# Exercise brief:
Omit every picture and return the rest of the data unaltered.

# Given material:
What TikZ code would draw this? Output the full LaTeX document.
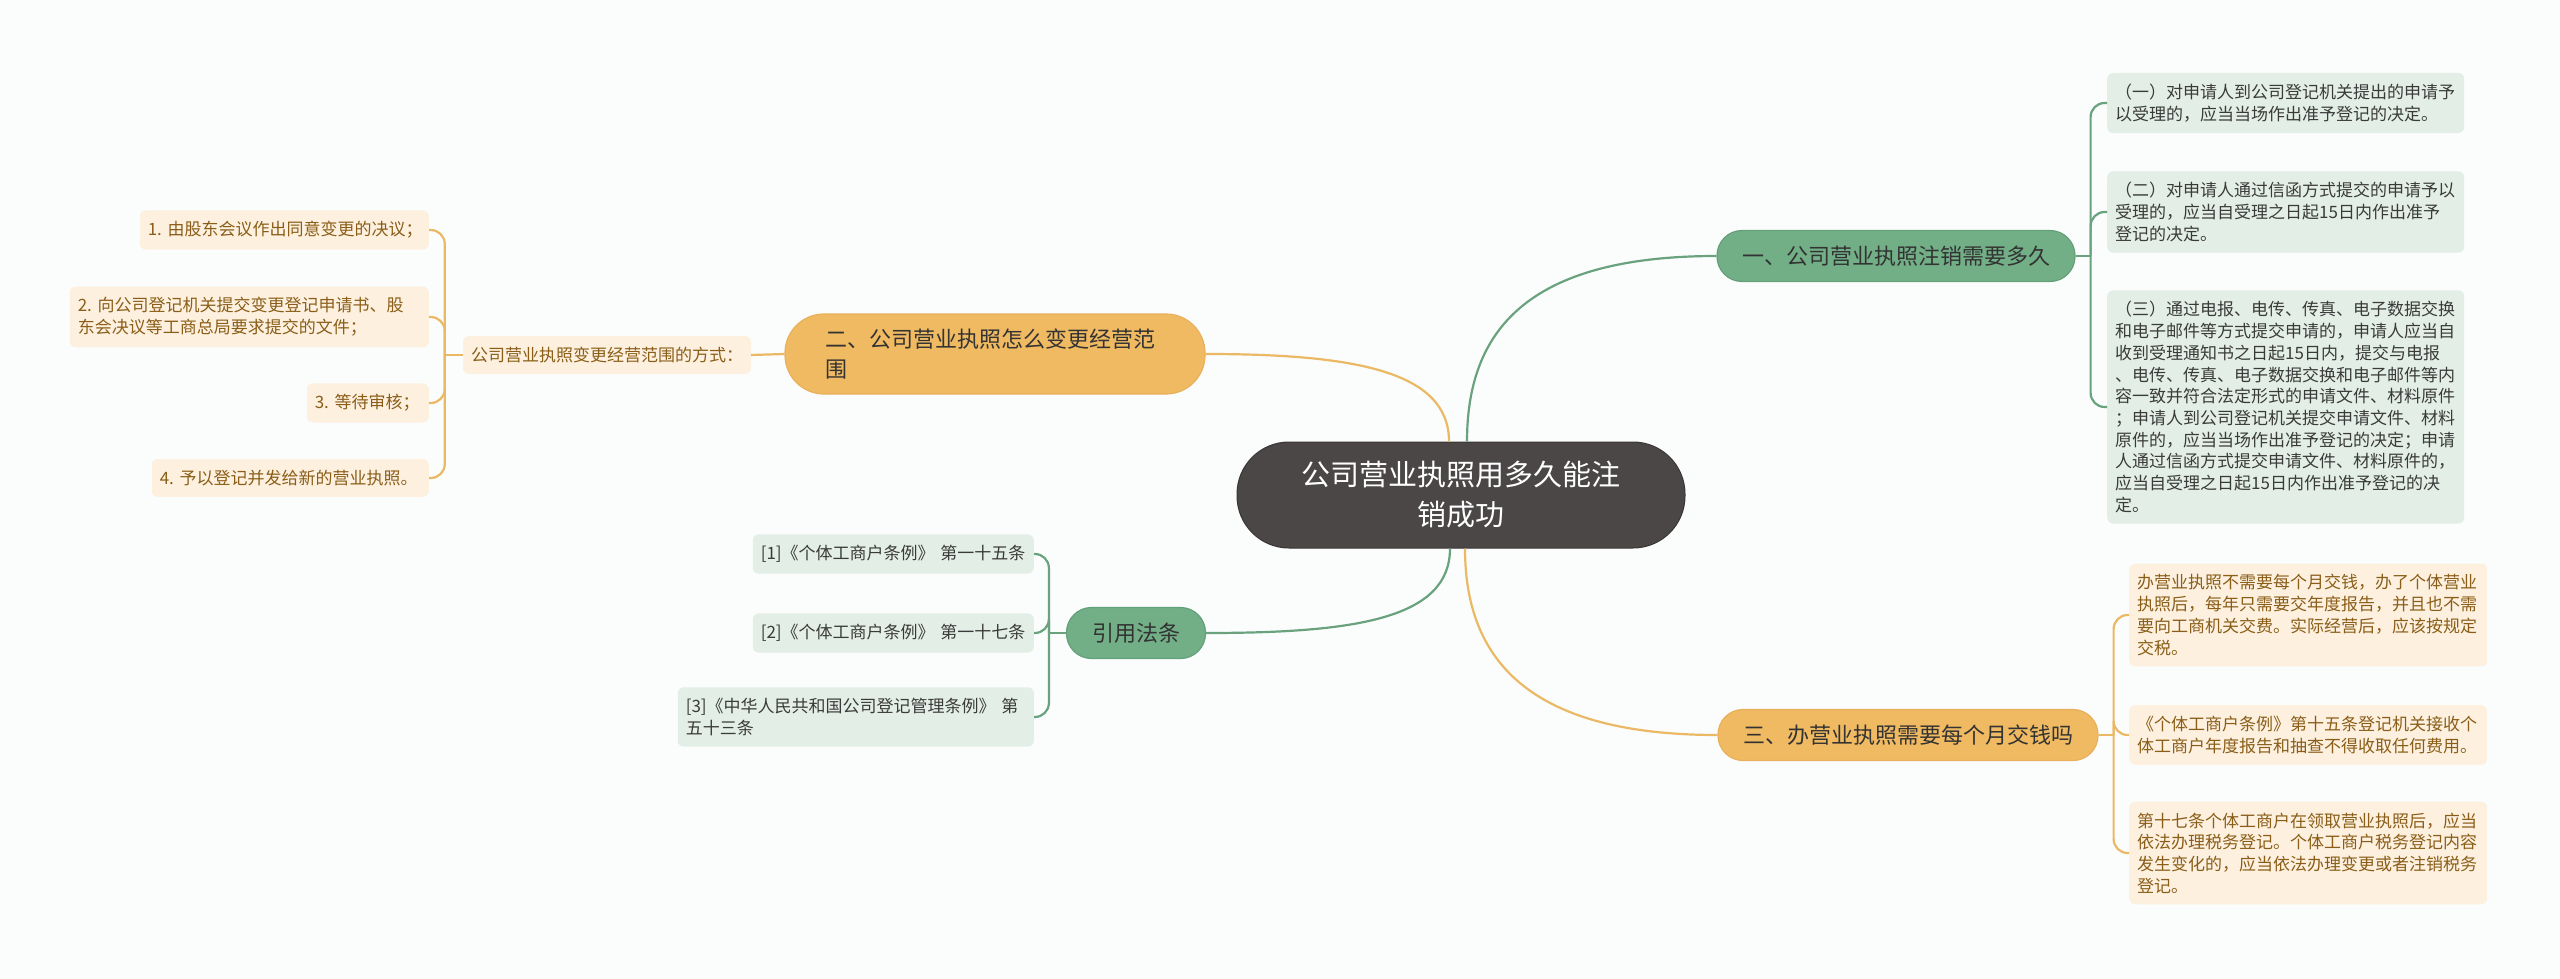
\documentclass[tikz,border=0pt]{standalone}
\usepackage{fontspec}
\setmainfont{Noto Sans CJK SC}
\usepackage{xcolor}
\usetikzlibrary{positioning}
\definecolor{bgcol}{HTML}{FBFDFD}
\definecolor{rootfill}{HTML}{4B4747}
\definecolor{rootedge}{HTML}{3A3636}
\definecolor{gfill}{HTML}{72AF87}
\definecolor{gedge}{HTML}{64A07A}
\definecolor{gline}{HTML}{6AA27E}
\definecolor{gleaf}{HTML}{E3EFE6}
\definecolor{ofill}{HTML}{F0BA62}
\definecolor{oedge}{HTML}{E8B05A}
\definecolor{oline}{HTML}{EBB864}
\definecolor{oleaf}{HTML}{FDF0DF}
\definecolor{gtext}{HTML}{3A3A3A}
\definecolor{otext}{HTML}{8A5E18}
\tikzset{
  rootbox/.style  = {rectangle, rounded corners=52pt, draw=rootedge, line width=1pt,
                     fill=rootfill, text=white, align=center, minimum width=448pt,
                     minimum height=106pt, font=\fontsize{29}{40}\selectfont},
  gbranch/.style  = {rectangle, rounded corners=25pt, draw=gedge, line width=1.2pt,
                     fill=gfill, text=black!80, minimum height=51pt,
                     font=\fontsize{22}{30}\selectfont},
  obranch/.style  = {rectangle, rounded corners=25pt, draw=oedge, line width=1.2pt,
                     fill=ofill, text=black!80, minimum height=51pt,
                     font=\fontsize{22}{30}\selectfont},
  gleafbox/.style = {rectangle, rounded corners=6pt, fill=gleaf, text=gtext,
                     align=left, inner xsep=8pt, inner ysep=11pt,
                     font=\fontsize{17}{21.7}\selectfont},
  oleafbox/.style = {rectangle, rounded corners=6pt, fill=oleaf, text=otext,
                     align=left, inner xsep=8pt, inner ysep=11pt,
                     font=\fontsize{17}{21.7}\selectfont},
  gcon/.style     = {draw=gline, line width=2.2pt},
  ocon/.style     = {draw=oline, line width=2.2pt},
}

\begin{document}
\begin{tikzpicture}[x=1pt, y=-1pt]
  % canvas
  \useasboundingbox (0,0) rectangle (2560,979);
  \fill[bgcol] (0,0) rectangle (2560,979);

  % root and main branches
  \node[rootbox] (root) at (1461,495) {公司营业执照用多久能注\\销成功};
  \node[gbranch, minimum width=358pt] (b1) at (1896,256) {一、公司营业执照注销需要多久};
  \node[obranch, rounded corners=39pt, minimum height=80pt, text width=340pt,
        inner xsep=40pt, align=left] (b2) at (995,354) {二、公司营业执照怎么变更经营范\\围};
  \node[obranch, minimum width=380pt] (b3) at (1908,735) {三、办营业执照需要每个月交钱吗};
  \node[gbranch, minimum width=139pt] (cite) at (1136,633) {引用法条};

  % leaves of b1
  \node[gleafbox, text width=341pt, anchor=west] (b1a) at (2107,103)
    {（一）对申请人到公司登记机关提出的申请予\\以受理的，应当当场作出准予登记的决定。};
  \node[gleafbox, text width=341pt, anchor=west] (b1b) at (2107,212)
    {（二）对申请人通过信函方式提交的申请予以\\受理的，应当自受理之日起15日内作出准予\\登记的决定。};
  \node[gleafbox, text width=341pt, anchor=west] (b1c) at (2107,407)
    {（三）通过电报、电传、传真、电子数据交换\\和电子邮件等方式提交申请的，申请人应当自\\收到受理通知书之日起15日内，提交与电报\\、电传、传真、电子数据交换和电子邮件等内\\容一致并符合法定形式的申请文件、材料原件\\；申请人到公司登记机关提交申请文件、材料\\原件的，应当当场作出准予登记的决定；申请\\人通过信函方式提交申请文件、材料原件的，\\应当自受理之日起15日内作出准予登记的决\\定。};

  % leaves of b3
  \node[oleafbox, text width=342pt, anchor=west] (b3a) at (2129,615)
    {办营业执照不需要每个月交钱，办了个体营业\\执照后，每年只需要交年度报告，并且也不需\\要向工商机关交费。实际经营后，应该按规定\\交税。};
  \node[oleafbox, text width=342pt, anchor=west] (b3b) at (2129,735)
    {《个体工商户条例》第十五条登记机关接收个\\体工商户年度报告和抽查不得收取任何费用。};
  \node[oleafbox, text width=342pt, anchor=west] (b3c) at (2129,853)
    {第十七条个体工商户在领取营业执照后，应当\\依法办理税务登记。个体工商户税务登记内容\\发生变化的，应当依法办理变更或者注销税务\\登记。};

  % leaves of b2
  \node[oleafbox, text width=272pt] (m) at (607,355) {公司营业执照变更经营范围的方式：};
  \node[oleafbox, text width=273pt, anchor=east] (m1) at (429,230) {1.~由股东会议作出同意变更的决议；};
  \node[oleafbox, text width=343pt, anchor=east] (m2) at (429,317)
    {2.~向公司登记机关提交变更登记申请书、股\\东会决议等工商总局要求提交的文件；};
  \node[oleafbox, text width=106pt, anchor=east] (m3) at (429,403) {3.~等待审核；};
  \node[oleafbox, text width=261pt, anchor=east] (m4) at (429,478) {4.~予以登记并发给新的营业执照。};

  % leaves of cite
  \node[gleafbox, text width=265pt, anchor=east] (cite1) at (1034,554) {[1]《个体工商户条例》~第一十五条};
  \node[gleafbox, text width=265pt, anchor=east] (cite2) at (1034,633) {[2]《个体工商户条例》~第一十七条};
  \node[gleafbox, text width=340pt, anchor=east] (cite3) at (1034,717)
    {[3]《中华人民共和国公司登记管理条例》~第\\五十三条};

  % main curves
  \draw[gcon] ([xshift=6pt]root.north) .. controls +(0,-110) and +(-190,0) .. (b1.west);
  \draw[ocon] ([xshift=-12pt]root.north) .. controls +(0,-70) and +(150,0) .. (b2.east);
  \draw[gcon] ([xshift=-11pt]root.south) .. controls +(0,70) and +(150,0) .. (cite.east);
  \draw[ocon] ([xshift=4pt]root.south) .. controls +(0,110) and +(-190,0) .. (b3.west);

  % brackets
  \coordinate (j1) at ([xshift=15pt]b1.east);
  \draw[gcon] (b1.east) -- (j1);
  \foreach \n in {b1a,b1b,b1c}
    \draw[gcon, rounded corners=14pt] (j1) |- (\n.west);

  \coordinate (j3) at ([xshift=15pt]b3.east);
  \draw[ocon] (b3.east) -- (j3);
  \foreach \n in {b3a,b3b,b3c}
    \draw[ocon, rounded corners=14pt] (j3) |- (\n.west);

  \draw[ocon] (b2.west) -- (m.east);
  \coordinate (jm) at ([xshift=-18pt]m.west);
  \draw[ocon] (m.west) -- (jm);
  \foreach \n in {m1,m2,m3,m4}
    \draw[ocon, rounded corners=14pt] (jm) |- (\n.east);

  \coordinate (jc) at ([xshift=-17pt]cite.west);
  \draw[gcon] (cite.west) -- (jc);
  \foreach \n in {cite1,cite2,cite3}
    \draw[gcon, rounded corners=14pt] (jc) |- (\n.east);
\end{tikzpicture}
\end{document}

# Exercise output:
What TikZ code would draw this? Output the full LaTeX document.
\documentclass[tikz,border=0pt]{standalone}
\usepackage{fontspec}
\setmainfont{Noto Sans CJK SC}
\usepackage{xcolor}
\usetikzlibrary{positioning}
\definecolor{bgcol}{HTML}{FBFDFD}
\definecolor{rootfill}{HTML}{4B4747}
\definecolor{rootedge}{HTML}{3A3636}
\definecolor{gfill}{HTML}{72AF87}
\definecolor{gedge}{HTML}{64A07A}
\definecolor{gline}{HTML}{6AA27E}
\definecolor{gleaf}{HTML}{E3EFE6}
\definecolor{ofill}{HTML}{F0BA62}
\definecolor{oedge}{HTML}{E8B05A}
\definecolor{oline}{HTML}{EBB864}
\definecolor{oleaf}{HTML}{FDF0DF}
\definecolor{gtext}{HTML}{3A3A3A}
\definecolor{otext}{HTML}{8A5E18}
\tikzset{
  rootbox/.style  = {rectangle, rounded corners=52pt, draw=rootedge, line width=1pt,
                     fill=rootfill, text=white, align=center, minimum width=448pt,
                     minimum height=106pt, font=\fontsize{29}{40}\selectfont},
  gbranch/.style  = {rectangle, rounded corners=25pt, draw=gedge, line width=1.2pt,
                     fill=gfill, text=black!80, minimum height=51pt,
                     font=\fontsize{22}{30}\selectfont},
  obranch/.style  = {rectangle, rounded corners=25pt, draw=oedge, line width=1.2pt,
                     fill=ofill, text=black!80, minimum height=51pt,
                     font=\fontsize{22}{30}\selectfont},
  gleafbox/.style = {rectangle, rounded corners=6pt, fill=gleaf, text=gtext,
                     align=left, inner xsep=8pt, inner ysep=11pt,
                     font=\fontsize{17}{21.7}\selectfont},
  oleafbox/.style = {rectangle, rounded corners=6pt, fill=oleaf, text=otext,
                     align=left, inner xsep=8pt, inner ysep=11pt,
                     font=\fontsize{17}{21.7}\selectfont},
  gcon/.style     = {draw=gline, line width=2.2pt},
  ocon/.style     = {draw=oline, line width=2.2pt},
}

\begin{document}
\begin{tikzpicture}[x=1pt, y=-1pt]
  % canvas
  \useasboundingbox (0,0) rectangle (2560,979);
  \fill[bgcol] (0,0) rectangle (2560,979);

  % root and main branches
  \node[rootbox] (root) at (1461,495) {公司营业执照用多久能注\\销成功};
  \node[gbranch, minimum width=358pt] (b1) at (1896,256) {一、公司营业执照注销需要多久};
  \node[obranch, rounded corners=39pt, minimum height=80pt, text width=340pt,
        inner xsep=40pt, align=left] (b2) at (995,354) {二、公司营业执照怎么变更经营范\\围};
  \node[obranch, minimum width=380pt] (b3) at (1908,735) {三、办营业执照需要每个月交钱吗};
  \node[gbranch, minimum width=139pt] (cite) at (1136,633) {引用法条};

  % leaves of b1
  \node[gleafbox, text width=341pt, anchor=west] (b1a) at (2107,103)
    {（一）对申请人到公司登记机关提出的申请予\\以受理的，应当当场作出准予登记的决定。};
  \node[gleafbox, text width=341pt, anchor=west] (b1b) at (2107,212)
    {（二）对申请人通过信函方式提交的申请予以\\受理的，应当自受理之日起15日内作出准予\\登记的决定。};
  \node[gleafbox, text width=341pt, anchor=west] (b1c) at (2107,407)
    {（三）通过电报、电传、传真、电子数据交换\\和电子邮件等方式提交申请的，申请人应当自\\收到受理通知书之日起15日内，提交与电报\\、电传、传真、电子数据交换和电子邮件等内\\容一致并符合法定形式的申请文件、材料原件\\；申请人到公司登记机关提交申请文件、材料\\原件的，应当当场作出准予登记的决定；申请\\人通过信函方式提交申请文件、材料原件的，\\应当自受理之日起15日内作出准予登记的决\\定。};

  % leaves of b3
  \node[oleafbox, text width=342pt, anchor=west] (b3a) at (2129,615)
    {办营业执照不需要每个月交钱，办了个体营业\\执照后，每年只需要交年度报告，并且也不需\\要向工商机关交费。实际经营后，应该按规定\\交税。};
  \node[oleafbox, text width=342pt, anchor=west] (b3b) at (2129,735)
    {《个体工商户条例》第十五条登记机关接收个\\体工商户年度报告和抽查不得收取任何费用。};
  \node[oleafbox, text width=342pt, anchor=west] (b3c) at (2129,853)
    {第十七条个体工商户在领取营业执照后，应当\\依法办理税务登记。个体工商户税务登记内容\\发生变化的，应当依法办理变更或者注销税务\\登记。};

  % leaves of b2
  \node[oleafbox, text width=272pt] (m) at (607,355) {公司营业执照变更经营范围的方式：};
  \node[oleafbox, text width=273pt, anchor=east] (m1) at (429,230) {1.~由股东会议作出同意变更的决议；};
  \node[oleafbox, text width=343pt, anchor=east] (m2) at (429,317)
    {2.~向公司登记机关提交变更登记申请书、股\\东会决议等工商总局要求提交的文件；};
  \node[oleafbox, text width=106pt, anchor=east] (m3) at (429,403) {3.~等待审核；};
  \node[oleafbox, text width=261pt, anchor=east] (m4) at (429,478) {4.~予以登记并发给新的营业执照。};

  % leaves of cite
  \node[gleafbox, text width=265pt, anchor=east] (cite1) at (1034,554) {[1]《个体工商户条例》~第一十五条};
  \node[gleafbox, text width=265pt, anchor=east] (cite2) at (1034,633) {[2]《个体工商户条例》~第一十七条};
  \node[gleafbox, text width=340pt, anchor=east] (cite3) at (1034,717)
    {[3]《中华人民共和国公司登记管理条例》~第\\五十三条};

  % main curves
  \draw[gcon] ([xshift=6pt]root.north) .. controls +(0,-110) and +(-190,0) .. (b1.west);
  \draw[ocon] ([xshift=-12pt]root.north) .. controls +(0,-70) and +(150,0) .. (b2.east);
  \draw[gcon] ([xshift=-11pt]root.south) .. controls +(0,70) and +(150,0) .. (cite.east);
  \draw[ocon] ([xshift=4pt]root.south) .. controls +(0,110) and +(-190,0) .. (b3.west);

  % brackets
  \coordinate (j1) at ([xshift=15pt]b1.east);
  \draw[gcon] (b1.east) -- (j1);
  \foreach \n in {b1a,b1b,b1c}
    \draw[gcon, rounded corners=14pt] (j1) |- (\n.west);

  \coordinate (j3) at ([xshift=15pt]b3.east);
  \draw[ocon] (b3.east) -- (j3);
  \foreach \n in {b3a,b3b,b3c}
    \draw[ocon, rounded corners=14pt] (j3) |- (\n.west);

  \draw[ocon] (b2.west) -- (m.east);
  \coordinate (jm) at ([xshift=-18pt]m.west);
  \draw[ocon] (m.west) -- (jm);
  \foreach \n in {m1,m2,m3,m4}
    \draw[ocon, rounded corners=14pt] (jm) |- (\n.east);

  \coordinate (jc) at ([xshift=-17pt]cite.west);
  \draw[gcon] (cite.west) -- (jc);
  \foreach \n in {cite1,cite2,cite3}
    \draw[gcon, rounded corners=14pt] (jc) |- (\n.east);
\end{tikzpicture}
\end{document}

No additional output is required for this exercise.